For a novelist who shares Rilke's death obsession and ancient, dark interiority—the body count is high across his nine novels translated into English—Lobo Antunes makes serpentine sentences that buzz with vibrancy and immediacy, page-long sentences with the improvisational quality of jazz that turn far within themselves before bursting with light and life (a jazz fan, the narrator speaks of Louis Armstrong, Dizzy Gillespie, and Ben Webster as if they were the last path to delight). And that zooming eye never falters: Morning brings "the polar, crepuscular unreality than enfolds objects and faces in the same kind of transparent halo that perches on the tops of pine trees"; masturbating soldiers "were pistons huddled in our icy sheets like aged fetuses no uterus would ever expel"; visiting officers from Luanda looked "preserved in the formaldehyde of air-conditioning"; "cobras lay coiled in soft dungy spirals, and the crocodiles seemed reconciled to their Tertiary Age fate as mere lizards on death row."

If animals are Lobo Antunes' preferred metaphor—the novel begins at the Lisbon zoo—it is because he apprehends the world with the sensibilities of both Dostoevsky and Darwin, refusing to ignore the beasts we are, the monstrous afflictions we foist upon ourselves and others.
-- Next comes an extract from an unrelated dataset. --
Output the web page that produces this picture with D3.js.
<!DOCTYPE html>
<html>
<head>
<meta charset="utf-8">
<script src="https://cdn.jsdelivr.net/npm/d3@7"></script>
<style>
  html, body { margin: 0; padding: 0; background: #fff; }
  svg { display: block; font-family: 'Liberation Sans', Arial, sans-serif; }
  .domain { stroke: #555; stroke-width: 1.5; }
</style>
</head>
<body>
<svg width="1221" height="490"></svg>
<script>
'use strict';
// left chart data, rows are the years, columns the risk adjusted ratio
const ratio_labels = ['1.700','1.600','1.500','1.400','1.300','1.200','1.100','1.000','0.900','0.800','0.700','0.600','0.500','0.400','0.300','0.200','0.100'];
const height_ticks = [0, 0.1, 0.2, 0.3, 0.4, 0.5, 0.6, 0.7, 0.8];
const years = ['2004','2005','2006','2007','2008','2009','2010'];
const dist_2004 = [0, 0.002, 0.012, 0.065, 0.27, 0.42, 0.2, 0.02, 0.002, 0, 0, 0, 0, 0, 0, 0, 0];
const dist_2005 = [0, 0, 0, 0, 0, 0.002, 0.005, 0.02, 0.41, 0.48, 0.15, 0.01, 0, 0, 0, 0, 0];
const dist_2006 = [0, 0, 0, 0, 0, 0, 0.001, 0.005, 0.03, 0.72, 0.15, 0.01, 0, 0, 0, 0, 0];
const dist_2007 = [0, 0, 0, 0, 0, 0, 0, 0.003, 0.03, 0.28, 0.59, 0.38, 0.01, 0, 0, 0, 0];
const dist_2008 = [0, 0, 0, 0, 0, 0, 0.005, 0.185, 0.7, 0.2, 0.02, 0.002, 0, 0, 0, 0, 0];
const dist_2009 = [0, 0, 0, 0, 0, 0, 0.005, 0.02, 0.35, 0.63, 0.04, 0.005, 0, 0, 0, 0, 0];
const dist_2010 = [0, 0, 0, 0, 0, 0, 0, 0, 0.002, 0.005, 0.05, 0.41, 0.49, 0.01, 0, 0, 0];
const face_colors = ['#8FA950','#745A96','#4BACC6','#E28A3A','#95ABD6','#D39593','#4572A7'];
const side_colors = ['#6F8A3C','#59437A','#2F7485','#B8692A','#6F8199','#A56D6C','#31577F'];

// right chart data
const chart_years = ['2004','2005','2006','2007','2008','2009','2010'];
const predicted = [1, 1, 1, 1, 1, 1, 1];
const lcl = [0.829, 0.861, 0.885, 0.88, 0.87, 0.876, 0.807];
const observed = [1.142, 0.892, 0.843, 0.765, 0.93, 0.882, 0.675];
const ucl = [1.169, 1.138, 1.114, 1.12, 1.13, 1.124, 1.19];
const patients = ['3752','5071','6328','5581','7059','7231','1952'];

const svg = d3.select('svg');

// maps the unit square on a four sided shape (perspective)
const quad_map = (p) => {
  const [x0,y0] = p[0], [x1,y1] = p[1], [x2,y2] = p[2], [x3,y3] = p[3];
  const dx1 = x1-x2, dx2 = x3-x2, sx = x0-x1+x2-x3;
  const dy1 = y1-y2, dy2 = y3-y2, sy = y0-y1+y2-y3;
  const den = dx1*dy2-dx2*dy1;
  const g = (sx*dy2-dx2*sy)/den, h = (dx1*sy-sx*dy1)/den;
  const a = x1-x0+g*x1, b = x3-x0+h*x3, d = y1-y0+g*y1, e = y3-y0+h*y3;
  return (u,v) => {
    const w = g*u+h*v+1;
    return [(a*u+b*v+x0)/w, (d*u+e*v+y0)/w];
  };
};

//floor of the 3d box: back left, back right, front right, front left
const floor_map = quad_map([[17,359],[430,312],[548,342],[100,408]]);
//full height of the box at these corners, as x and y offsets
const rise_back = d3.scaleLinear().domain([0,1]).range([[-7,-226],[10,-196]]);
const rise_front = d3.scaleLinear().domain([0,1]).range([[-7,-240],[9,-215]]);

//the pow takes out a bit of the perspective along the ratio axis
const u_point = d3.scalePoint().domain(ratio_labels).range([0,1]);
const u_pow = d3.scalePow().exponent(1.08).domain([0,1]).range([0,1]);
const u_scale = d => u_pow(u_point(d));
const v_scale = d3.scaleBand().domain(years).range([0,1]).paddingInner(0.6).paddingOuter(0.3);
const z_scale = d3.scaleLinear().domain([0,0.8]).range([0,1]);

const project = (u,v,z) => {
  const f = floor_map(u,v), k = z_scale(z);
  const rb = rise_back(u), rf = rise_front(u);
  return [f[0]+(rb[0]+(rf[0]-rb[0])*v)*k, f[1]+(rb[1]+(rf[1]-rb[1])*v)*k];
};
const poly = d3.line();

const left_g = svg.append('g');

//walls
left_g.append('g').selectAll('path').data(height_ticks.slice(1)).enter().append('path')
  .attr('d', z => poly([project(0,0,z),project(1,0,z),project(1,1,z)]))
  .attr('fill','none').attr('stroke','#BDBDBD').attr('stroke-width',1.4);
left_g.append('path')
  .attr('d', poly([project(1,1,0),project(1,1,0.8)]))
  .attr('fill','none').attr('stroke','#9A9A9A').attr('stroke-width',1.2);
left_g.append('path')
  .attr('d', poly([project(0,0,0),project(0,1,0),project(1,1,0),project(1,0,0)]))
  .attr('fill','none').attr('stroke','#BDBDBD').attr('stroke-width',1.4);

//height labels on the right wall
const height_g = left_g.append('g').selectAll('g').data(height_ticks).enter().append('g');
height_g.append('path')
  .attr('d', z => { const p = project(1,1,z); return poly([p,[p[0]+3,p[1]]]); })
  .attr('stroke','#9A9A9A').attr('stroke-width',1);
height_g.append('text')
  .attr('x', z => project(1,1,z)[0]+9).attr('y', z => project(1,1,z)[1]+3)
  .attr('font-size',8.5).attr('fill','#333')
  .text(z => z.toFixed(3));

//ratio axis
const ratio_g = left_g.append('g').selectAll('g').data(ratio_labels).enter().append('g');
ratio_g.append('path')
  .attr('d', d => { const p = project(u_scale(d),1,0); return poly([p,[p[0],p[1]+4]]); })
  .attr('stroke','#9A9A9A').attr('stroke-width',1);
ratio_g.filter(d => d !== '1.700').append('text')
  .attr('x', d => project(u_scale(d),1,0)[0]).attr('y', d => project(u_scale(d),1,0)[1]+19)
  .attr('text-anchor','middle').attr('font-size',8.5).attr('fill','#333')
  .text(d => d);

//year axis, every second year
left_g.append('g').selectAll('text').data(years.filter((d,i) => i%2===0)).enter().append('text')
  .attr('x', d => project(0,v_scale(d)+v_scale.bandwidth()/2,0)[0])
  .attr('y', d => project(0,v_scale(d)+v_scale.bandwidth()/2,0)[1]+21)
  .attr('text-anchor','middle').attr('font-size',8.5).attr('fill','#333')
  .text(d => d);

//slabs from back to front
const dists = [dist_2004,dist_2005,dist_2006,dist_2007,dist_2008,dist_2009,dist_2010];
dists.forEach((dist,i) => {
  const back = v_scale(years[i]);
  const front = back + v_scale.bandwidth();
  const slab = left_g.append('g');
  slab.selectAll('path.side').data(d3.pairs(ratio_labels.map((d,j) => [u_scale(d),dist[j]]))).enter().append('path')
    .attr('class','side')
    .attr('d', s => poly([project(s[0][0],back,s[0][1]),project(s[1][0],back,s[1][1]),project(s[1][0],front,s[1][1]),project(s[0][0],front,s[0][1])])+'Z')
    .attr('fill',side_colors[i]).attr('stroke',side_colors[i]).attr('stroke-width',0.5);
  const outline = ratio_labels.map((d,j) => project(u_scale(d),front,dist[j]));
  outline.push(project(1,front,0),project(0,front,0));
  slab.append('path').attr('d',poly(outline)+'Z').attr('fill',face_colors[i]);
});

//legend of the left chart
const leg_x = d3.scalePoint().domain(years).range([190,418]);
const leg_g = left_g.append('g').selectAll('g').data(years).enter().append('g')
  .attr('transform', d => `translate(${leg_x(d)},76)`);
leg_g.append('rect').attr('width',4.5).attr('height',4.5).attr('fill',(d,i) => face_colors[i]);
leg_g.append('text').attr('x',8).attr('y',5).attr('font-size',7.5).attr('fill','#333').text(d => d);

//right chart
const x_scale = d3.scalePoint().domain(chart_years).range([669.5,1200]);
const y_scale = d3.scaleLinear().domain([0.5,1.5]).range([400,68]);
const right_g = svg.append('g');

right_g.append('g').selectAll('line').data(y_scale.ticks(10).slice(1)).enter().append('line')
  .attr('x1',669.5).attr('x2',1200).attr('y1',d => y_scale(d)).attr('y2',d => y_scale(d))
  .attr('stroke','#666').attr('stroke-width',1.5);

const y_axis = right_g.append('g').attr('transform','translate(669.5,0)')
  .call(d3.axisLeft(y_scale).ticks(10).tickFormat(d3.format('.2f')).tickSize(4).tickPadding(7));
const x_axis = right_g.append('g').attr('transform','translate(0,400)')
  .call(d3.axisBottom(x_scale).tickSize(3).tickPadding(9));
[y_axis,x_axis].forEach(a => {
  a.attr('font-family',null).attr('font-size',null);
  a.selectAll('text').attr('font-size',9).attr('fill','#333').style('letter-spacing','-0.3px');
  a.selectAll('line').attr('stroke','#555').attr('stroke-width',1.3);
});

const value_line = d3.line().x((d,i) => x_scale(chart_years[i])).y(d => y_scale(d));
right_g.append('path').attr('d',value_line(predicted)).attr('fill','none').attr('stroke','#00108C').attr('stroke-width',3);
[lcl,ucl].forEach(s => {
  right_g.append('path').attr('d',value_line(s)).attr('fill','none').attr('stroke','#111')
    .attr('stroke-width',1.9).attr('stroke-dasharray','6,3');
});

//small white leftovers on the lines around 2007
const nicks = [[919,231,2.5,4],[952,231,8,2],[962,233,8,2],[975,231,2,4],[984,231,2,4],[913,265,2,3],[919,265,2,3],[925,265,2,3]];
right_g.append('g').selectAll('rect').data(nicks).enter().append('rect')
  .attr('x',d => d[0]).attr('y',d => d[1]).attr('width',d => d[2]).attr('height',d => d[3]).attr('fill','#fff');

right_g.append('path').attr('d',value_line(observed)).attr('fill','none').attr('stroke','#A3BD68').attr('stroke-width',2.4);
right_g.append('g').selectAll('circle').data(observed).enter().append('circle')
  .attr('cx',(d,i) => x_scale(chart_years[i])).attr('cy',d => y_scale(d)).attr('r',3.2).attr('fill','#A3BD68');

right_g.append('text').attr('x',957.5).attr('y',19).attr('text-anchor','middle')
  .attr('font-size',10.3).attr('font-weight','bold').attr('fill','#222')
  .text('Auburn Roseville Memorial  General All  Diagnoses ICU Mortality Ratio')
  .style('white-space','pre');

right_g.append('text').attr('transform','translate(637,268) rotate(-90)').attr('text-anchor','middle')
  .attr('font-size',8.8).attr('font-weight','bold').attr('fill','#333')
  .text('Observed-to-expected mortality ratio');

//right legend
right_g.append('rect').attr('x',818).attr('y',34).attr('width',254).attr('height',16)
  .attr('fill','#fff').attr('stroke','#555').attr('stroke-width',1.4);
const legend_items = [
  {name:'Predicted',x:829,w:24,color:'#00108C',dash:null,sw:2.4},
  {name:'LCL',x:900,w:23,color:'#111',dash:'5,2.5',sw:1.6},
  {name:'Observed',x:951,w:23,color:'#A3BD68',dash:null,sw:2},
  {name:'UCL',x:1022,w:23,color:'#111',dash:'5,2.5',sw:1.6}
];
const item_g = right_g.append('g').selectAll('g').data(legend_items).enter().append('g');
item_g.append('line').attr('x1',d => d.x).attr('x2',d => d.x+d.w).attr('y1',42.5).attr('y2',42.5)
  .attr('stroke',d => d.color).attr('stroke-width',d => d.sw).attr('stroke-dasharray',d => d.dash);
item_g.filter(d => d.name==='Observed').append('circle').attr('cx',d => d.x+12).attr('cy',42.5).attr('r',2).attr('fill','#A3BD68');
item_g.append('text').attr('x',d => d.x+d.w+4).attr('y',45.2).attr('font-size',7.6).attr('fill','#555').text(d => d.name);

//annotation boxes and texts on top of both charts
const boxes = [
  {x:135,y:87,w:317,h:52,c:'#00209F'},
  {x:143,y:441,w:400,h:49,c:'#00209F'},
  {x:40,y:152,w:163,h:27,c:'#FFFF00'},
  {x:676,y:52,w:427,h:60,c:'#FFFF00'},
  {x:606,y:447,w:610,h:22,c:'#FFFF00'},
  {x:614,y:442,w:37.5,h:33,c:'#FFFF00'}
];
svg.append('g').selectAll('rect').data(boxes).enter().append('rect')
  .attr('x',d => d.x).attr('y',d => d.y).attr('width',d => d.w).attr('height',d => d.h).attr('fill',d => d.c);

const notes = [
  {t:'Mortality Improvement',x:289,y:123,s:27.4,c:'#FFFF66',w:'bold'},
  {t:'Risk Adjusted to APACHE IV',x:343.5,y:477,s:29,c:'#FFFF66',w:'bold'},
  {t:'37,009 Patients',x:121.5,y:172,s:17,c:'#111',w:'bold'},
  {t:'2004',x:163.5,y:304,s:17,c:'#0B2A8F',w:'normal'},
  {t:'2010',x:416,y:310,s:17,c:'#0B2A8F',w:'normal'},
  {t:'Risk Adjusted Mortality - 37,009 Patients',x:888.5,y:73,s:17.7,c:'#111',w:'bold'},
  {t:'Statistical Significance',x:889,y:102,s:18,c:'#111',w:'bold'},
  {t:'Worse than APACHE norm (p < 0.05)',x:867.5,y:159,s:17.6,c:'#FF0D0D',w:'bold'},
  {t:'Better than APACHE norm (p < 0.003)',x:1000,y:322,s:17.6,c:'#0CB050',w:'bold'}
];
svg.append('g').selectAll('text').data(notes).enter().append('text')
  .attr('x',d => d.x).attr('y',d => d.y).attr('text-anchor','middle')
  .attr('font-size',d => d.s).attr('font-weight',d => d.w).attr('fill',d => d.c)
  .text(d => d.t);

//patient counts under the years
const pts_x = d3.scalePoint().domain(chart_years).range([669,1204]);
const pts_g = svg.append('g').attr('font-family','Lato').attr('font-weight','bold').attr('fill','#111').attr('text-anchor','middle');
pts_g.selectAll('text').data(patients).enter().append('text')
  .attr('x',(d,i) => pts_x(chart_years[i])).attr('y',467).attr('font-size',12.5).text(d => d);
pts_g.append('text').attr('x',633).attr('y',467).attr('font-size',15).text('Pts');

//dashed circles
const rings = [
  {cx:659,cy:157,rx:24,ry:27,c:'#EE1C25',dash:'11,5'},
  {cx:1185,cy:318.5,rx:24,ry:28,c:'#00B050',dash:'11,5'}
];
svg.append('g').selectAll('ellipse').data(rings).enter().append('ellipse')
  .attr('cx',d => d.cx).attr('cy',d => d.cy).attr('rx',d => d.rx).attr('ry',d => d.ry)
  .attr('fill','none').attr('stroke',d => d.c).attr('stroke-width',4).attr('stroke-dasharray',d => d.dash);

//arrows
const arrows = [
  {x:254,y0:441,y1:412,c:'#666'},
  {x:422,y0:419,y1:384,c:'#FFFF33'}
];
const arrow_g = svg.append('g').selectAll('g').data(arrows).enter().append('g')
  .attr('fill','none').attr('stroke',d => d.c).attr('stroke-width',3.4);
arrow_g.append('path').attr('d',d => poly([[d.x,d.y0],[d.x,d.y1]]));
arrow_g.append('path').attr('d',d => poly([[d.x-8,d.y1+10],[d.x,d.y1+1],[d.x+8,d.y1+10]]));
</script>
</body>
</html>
The narrator wishes to make love "as furiously as rhinoceroses with toothaches... two pachyderms intent on devouring each other amid a concert of squeals." Again and again soldiers are referred to as animals, as cretins turned lunatic by such "senseless, imbecilic violence." As a boy, he could hear his parents in bed, "making a noise like the toothless, lumbago-ridden elephant clanging its bell" (the young Kafka, too, was outraged when overhearing his parents make love in the night).
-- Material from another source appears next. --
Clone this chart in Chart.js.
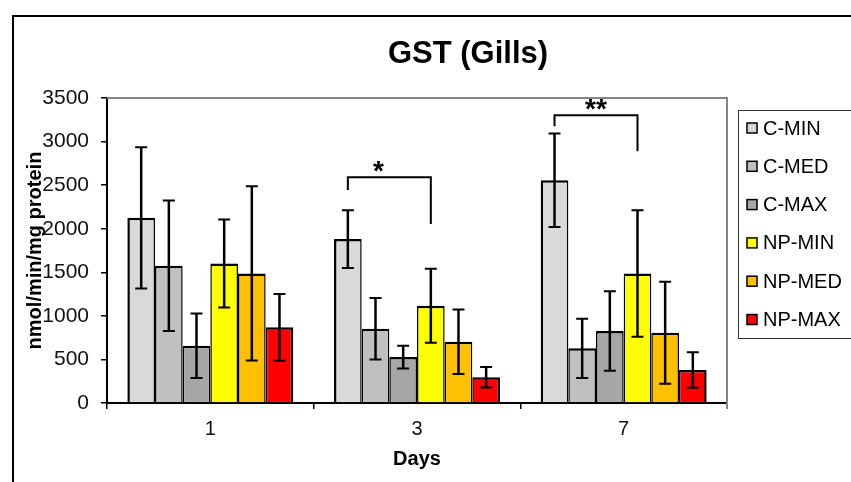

Lobo Antunes might be as flesh-infatuated as any true Catholic, current or lapsed, but his fixation on the animality of our bodies is both a doctor's practical engagement—Maugham had it—and a source of spiritual succor. The Land at the End of the World culminates not in a trendy dejection but in the possibility that we can still provide sanctuary for one another, that storytelling can save lives, that a lyrical consciousness is capable of lasting beauty. This Portuguese genius has seen too much, indeed, but in giving witness to the wasteland he has given us wonderful gifts.